The UDC chairman ruled his empire from Manhattan. For decades, Department of Economic Development staff joked that the commissioner’s Albany office had a red velvet rope across its threshold so that workers could peer in and wonder what life was like when someone led economic development.

The Urban Development Corp. then legally adopted a second name, Empire State Development Corp. (ESDC). Overnight the department and the UDC were branded under a larger umbrella, “ESD” (a marketing moniker—adding the “C” legally applies just to UDC) and further distanced itself from upstate and public accountability.

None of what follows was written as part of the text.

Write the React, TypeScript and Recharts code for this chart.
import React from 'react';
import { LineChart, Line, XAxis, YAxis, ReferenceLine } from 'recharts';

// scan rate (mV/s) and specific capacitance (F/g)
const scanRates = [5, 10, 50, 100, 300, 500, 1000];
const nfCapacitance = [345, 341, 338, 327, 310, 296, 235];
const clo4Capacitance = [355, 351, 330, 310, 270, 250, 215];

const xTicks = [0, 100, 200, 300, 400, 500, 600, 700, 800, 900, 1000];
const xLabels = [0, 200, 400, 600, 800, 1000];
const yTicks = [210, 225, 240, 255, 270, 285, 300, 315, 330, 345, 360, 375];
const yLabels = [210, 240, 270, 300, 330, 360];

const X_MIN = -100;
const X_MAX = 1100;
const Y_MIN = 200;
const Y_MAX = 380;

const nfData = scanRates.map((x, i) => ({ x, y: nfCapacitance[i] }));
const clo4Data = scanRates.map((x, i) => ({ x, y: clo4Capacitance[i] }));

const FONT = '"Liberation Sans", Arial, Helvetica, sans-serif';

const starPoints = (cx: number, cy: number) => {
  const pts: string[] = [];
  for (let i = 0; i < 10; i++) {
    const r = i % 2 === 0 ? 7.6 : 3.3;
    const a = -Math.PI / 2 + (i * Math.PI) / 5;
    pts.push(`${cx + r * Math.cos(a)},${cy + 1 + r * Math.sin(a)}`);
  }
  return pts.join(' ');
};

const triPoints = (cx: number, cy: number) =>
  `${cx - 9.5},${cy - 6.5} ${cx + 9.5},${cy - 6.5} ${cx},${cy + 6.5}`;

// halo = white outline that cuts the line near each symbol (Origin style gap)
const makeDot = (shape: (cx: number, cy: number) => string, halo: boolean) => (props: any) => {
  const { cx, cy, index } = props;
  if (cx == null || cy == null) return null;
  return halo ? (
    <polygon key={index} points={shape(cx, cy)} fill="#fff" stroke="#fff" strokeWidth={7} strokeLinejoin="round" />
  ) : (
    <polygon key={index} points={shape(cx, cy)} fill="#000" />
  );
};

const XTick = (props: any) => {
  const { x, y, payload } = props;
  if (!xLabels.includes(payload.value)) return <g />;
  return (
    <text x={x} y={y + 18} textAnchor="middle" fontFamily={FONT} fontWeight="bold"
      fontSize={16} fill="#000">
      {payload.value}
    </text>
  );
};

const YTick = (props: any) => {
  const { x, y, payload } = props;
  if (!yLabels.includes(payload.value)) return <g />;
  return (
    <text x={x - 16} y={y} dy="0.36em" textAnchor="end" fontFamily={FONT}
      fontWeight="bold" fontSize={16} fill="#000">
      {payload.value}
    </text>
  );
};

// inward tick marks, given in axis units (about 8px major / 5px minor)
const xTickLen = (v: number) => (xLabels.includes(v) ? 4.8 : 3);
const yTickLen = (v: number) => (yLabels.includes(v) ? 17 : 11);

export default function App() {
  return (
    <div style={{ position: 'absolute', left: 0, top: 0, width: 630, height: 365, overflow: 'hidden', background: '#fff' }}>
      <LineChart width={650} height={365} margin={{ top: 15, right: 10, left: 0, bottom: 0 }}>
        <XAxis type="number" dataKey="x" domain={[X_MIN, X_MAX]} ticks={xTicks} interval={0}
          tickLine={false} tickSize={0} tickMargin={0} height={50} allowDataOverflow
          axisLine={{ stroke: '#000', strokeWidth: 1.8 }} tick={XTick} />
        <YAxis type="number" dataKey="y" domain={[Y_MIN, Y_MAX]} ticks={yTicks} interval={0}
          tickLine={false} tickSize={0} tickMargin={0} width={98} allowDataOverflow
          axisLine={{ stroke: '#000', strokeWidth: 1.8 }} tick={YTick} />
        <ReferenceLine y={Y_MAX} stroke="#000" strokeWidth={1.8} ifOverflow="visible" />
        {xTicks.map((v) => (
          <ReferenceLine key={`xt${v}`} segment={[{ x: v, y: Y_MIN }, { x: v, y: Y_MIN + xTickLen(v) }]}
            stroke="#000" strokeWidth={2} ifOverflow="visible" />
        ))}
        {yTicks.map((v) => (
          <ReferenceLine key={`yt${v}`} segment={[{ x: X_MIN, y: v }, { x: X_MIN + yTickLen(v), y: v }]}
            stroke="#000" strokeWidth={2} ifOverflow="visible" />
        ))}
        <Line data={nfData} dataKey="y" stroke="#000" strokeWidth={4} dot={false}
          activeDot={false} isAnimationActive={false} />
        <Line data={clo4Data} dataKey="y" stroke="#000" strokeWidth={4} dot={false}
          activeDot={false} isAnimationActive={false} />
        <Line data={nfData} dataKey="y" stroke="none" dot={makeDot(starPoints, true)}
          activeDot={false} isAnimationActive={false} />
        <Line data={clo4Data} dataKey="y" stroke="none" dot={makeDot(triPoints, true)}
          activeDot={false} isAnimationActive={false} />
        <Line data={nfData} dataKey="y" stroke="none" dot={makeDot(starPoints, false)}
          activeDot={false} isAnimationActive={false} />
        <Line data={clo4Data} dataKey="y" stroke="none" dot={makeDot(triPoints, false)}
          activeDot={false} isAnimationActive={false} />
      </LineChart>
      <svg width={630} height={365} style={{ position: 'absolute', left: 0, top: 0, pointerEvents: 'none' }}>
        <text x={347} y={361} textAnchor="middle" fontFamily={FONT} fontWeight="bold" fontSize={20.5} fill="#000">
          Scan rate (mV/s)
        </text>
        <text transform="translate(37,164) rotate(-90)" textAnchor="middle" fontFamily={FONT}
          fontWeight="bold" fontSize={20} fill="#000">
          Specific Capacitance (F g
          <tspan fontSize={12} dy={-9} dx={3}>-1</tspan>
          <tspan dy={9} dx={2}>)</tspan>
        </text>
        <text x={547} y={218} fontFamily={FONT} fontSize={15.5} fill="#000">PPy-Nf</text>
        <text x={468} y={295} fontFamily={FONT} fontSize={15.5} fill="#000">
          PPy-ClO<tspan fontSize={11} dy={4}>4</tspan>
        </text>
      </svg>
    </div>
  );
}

Pushing the delete button now and creating a new Job Development Corp. is akin to throwing the baby out with the bath water. The baby in this case is a strong Department of Economic Development led by a commissioner who can pull the state back into the competitive universe.

From the mouths of politicians expect to hear that the new Job Development Corp. will do things better. To placate unions and upstate, expect pledges that the agency will be legally headquartered in Albany. But get real: The people, power, programs and influence will still be heavily tilted toward Manhattan and big projects.

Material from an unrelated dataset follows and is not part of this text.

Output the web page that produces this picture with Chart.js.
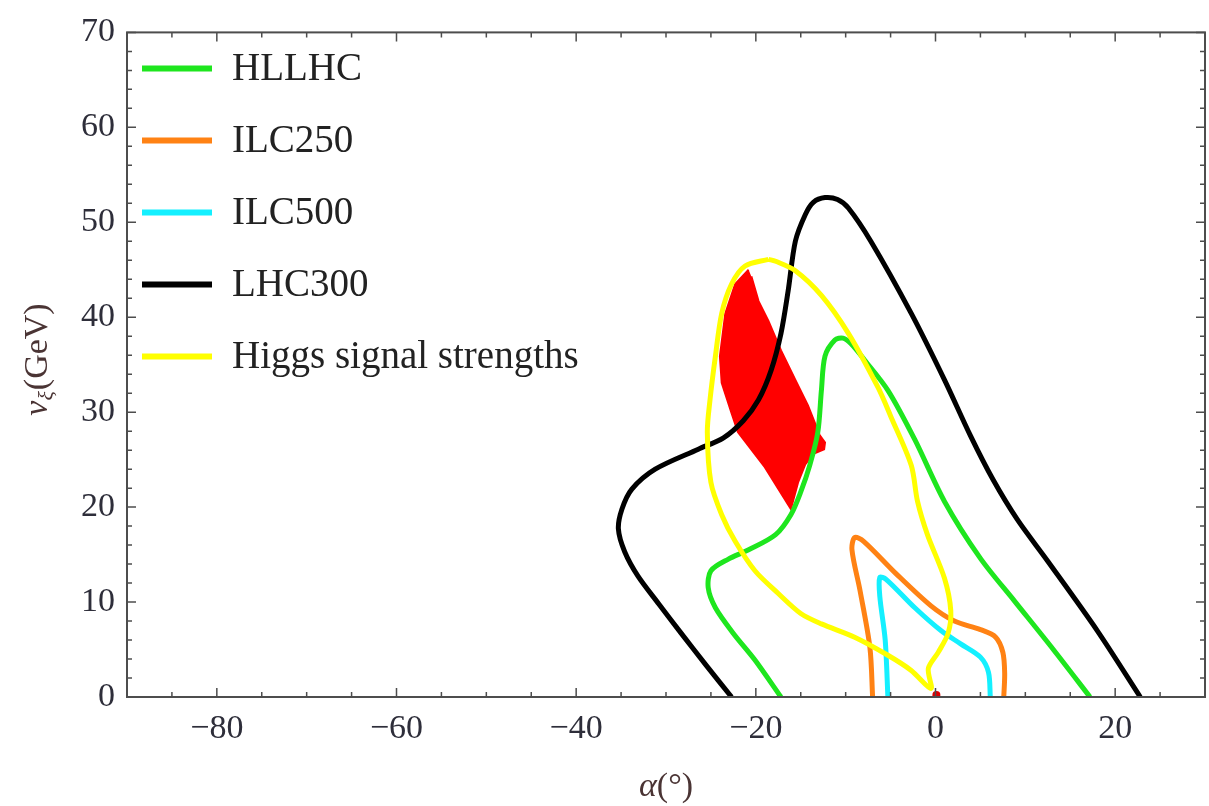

Gov. Eliot L. Spitzer created equal co-chairs for ESD to restore economic prosperity upstate. Smartly, he nominated the upstate chair as commissioner to give that person strong constitutional powers to help neutralize the bastardized powers of the UDC chairman. Imperfect, but upstate finally got traction.

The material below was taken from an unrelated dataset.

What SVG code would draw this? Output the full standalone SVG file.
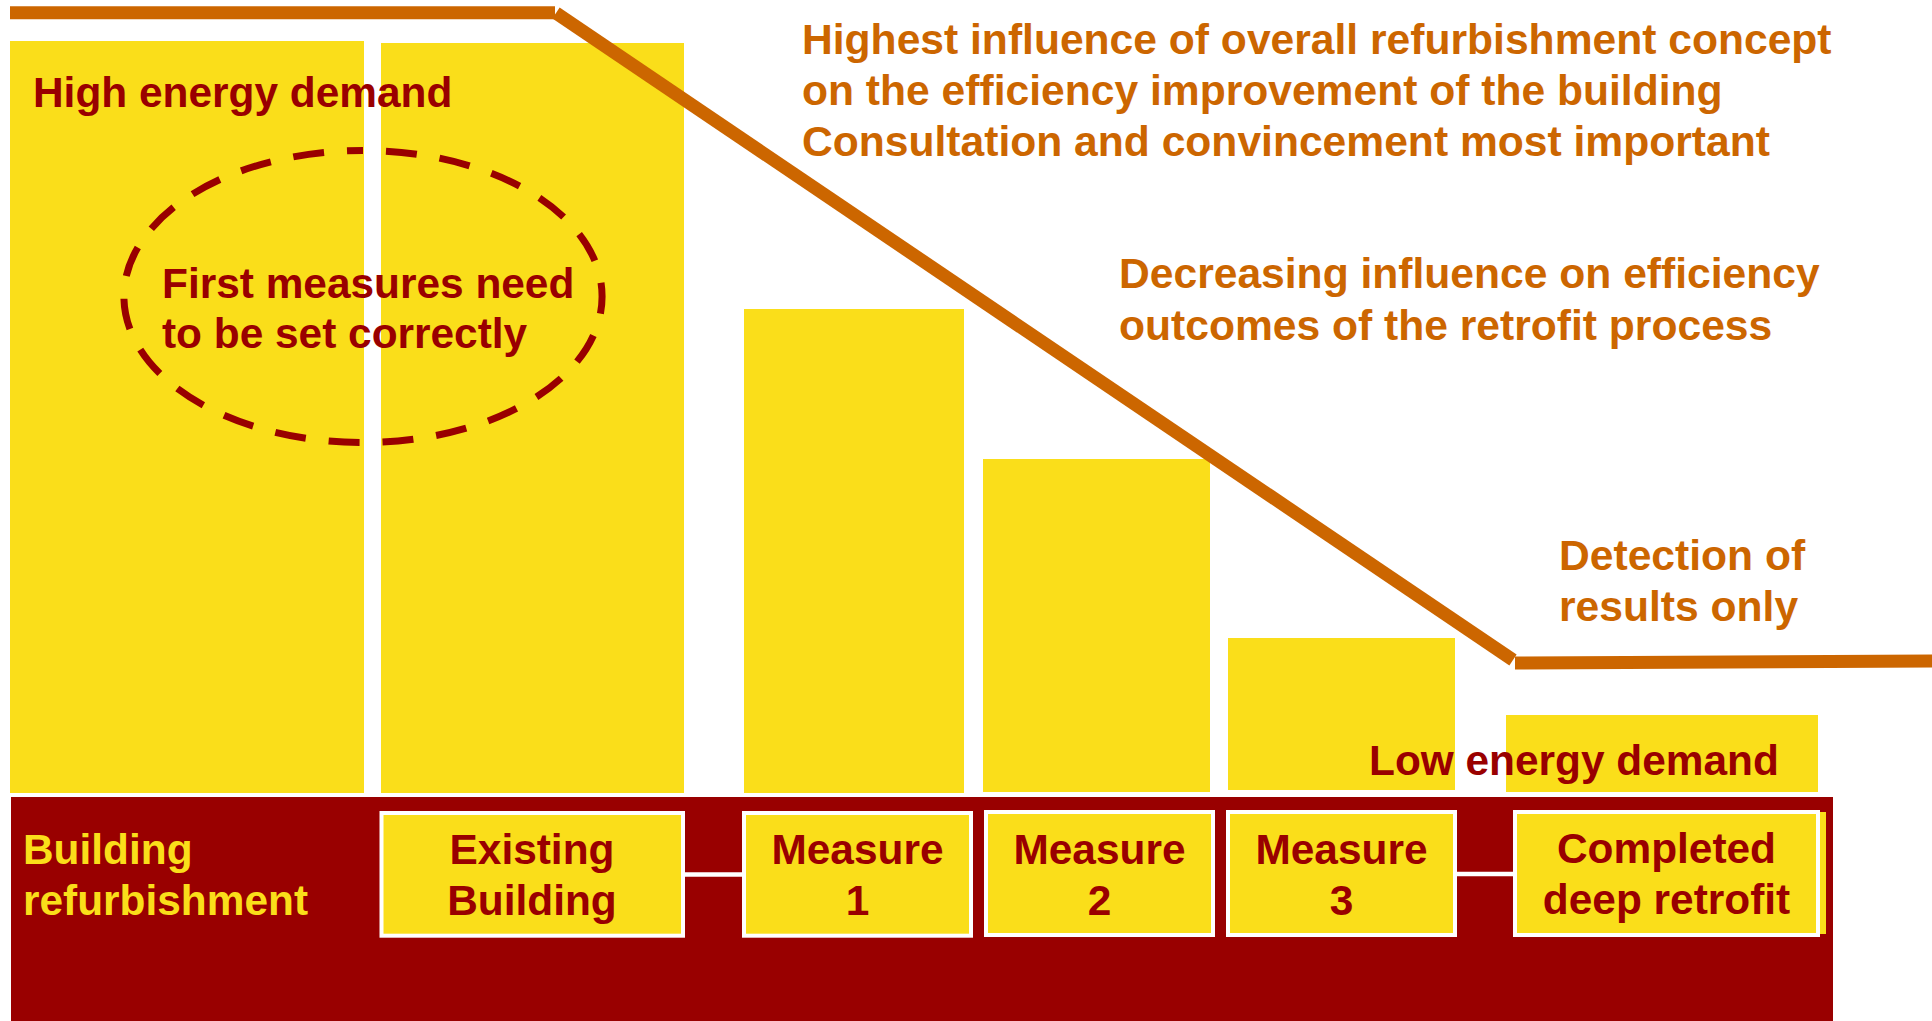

As we know, the current administration did not endorse a strong commissioner, even when it proved better for upstate. The proposed JDC plan cuts the commissioner and substitutes a new title, chairman and CEO. It’s more of the same self-inflicted pain without strategic gain.

To fix the mess take these steps:

•Do an abrupt U-turn and return economic development management control and accountability, staff and resources to Albany under a robust Department of Economic Development.

• Put a leaner Urban Development Corp. back in the real estate development business to actually get projects done, and realign NYSTAR with the Department of Economic Development. Both should report and be accountable to the department’s commissioner.

• Empower the Department of Economic Development to underwrite and service loans and grants; if this cannot be done, then contract with the UDC and house that division in Albany.

• Save a fortune on rent. (In 2008, Buffalo’s annual rent was less than the annual cleaning contract for Manhattan’s headquarters!)

• Dump “Empire State Development” references and avoid name games. (If you can’t resist, then consider renaming the Department of Labor as the Department of Career Development.)

• Hire the best economic development professional as commissioner. Do not reward a businessman, large contributor, political aspirant or Wall Street wannabe with the job. Why? Because it is imperative to have a commissioner who is not above using a government title, state office in Albany, doing the management, strategic and advisory work or bearing the duty of hitting the road to see what’s going on in communities far removed from corridors of twisted power.

New York State needs a robust department in Albany, managed by a cabinet member who works full time there, understands economic development and is hell-bent on expanding prosperity for all regions. This is good business and good government.

From 2007 through June 2008, Dan Gundersen was commissioner of the Department of Economic Development, Empire State Development co-chairman and ESD’s first and only upstate chairman.